Ao início dos anos 70 a Chibia mudou o traço mais característico que detinha que era das suas casuarinas quase seculares ladeando algumas ruas e que tiveram de ser abatidas por obras de saneamento e alcatroamento de ruas. Projectos novos regra geral não se compadecem com flora, mas mesmo assim se conservaram as acácias e os jacarandás mantendo-se a sua graça sobretudo pela sua gente que sempre está na origem da sua génese. O de ultrapassar o obstáculo e seguir o caminho.
Sentir a Chibia também é conhecer as suas redondezas, pois muita gente partiu daqui para o Chinquerere, Jau, Capunda, Chaungo, Capande, Hampuca, Cangalongue, Quihita, Dongue, Chiange e tantos outros lugares quantas gentes nesta terra nasceu e viveu uma parte da sua vida e a ela ficou definitivamente ligado.

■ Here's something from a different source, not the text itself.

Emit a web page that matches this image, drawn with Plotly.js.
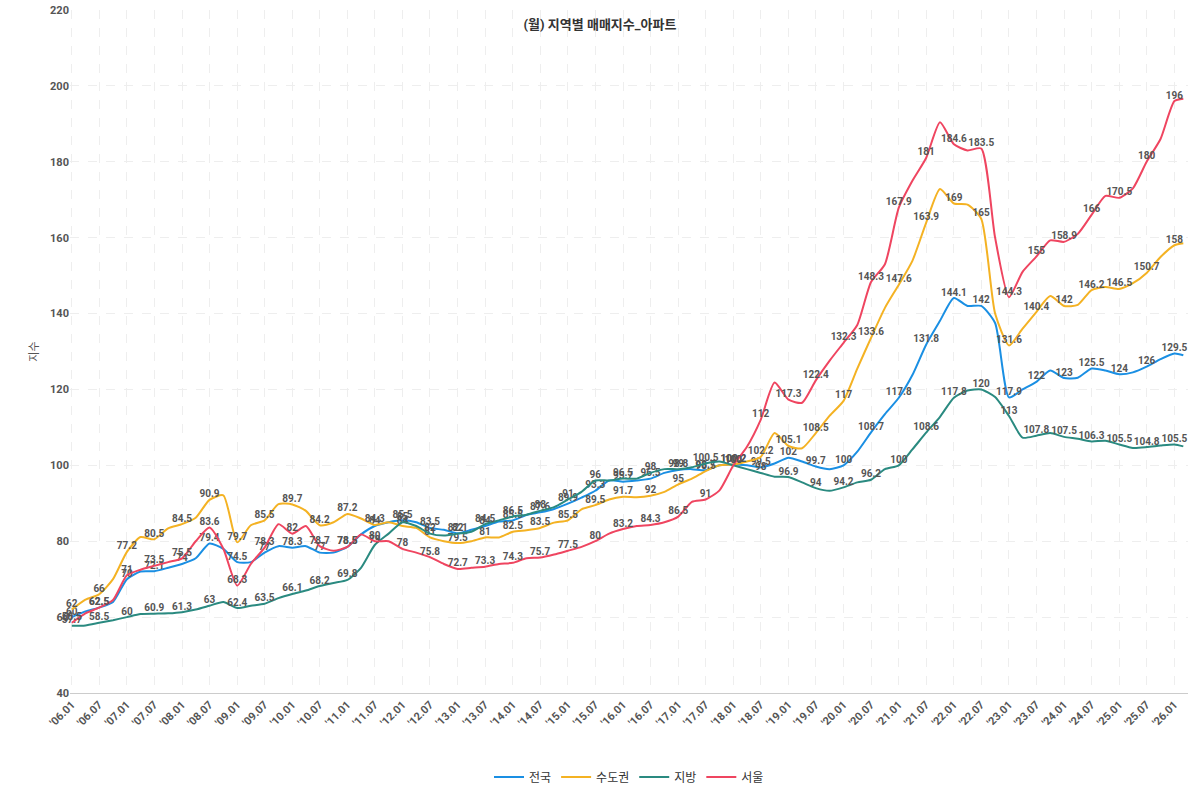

Sentir que a Chibia fará para sempre parte das nossas vidas, porque são as raízes que nos seguram, porque são os laços que nos uniram a outras pessoas, porque todo o passado de quem viveu, amou e transformou aquele pedaço de chão e nos transmitiu o legado foi para que hoje nós seguíssemos o melhor caminho e por isso merecem o nosso profundo respeito e dizer-lhes que não foi em vão o que construíram. Quem não ama a Chibia?
Aos meus Avós, aos nossos antepassados e amigos da Chibia do presente.